Scotia’s brokers may not be completely enamoured with their firm, but they are outpacing their competition. Over at BMO Nesbitt Burns Inc., the new name hasn’t done much for the troops, nor has the firm’s tentative approach to introducing online trading. One confused Nesbitter from the East says the firm’s strategic focus needs help, noting, “They’re going through an identity crisis. I’m an IA, a stockbroker – I don’t want to be a financial planner.” But the sort of old-school stockbrokerage that is winning plaudits at Canaccord just won’t be tolerated at the bank-owned firms.
There’s much the same feeling at CIBC Wood Gundy, which trails Nesbitt slightly. Its scores for strategy, front-office software and overall satisfaction all slipped notably this year. The firm is also moving to more managed-money products, a change that has some brokers grousing. “Fee-based is just raping the clients,” says a Toronto-based Wood Gundy broker. Another says he still likes the firm despite going fee-based, because: “They’re letting us run our own books.”
But if there’s one brokerage for which the winds of change are blowing bitter it’s at RBC Dominion Securities Inc. Brokers rated it below average in most major categories and gave it the industry’s worst rating in the overall satisfaction category.
Jarring changes are unsettling the troops at DS, once the industry’s undisputed premier firm. Brokers moan loudest about being strong-armed into pushing proprietary products. But the firm’s scores have fallen across the board as DS brokers worry about just where the bank’s new wealth-management division will lead them.
“We’re going through a massive upheaval right now. We’re on our own as to where we’re going. There’s 1,500 brokers here and the bottom ones are the ones they want to get rid of,” says a DS broker from Toronto.
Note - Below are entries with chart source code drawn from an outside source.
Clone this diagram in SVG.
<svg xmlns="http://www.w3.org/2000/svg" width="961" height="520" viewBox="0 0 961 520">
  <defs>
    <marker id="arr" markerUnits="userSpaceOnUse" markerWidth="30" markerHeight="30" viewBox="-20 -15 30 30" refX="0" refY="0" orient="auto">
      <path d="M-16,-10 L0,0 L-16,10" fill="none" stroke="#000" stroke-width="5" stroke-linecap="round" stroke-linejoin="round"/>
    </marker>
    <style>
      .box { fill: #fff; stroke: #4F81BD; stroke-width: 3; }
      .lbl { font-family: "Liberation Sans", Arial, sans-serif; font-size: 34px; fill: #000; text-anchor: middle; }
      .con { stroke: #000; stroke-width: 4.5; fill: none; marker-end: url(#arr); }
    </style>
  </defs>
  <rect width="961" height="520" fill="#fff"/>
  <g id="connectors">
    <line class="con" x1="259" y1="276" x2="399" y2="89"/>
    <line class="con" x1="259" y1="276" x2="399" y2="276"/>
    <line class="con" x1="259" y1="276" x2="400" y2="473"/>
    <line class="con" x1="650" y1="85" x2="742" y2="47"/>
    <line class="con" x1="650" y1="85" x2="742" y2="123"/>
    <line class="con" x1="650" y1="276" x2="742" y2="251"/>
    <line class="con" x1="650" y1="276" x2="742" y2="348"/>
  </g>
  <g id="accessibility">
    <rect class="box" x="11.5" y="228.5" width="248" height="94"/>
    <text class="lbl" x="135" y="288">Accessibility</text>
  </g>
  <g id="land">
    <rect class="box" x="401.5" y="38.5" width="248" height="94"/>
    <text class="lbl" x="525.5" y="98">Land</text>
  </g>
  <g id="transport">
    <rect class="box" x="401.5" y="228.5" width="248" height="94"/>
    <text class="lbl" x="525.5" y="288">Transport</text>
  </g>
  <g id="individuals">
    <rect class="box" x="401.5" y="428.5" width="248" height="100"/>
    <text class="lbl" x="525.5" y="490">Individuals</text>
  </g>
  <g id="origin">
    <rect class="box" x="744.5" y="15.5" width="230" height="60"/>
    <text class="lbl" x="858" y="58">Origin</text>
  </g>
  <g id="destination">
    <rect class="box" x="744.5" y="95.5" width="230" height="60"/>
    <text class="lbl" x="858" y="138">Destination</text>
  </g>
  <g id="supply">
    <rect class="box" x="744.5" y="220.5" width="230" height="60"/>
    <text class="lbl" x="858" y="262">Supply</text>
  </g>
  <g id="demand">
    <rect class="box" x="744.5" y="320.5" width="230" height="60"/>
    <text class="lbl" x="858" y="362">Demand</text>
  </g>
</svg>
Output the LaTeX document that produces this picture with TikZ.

At the back of the pack is Merrill Lynch, whose brokers continue to hand out some of the lowest scores in the field. But things improved from last year. Although it is still a laggard, and slagged by many rival brokers, Merrill’s brokers report improved scores in 15 categories, albeit from low levels. Merrill’s purchase of Midland Walwyn Capital Inc. two years ago still seems to be biting at brokers, who claim that the firm is “Merrillizing” – a process that apparently involves more proprietary product and more pressure to stick to the firm’s recommended list.
Merrill has the distinction of being both the firm most hated – and most loved – by brokers at other firms. Brokers name Merrill more than any other as the firm they’d never work for. Yet it is also the firm named most often as the firm that brokers would choose to work for apart from their own.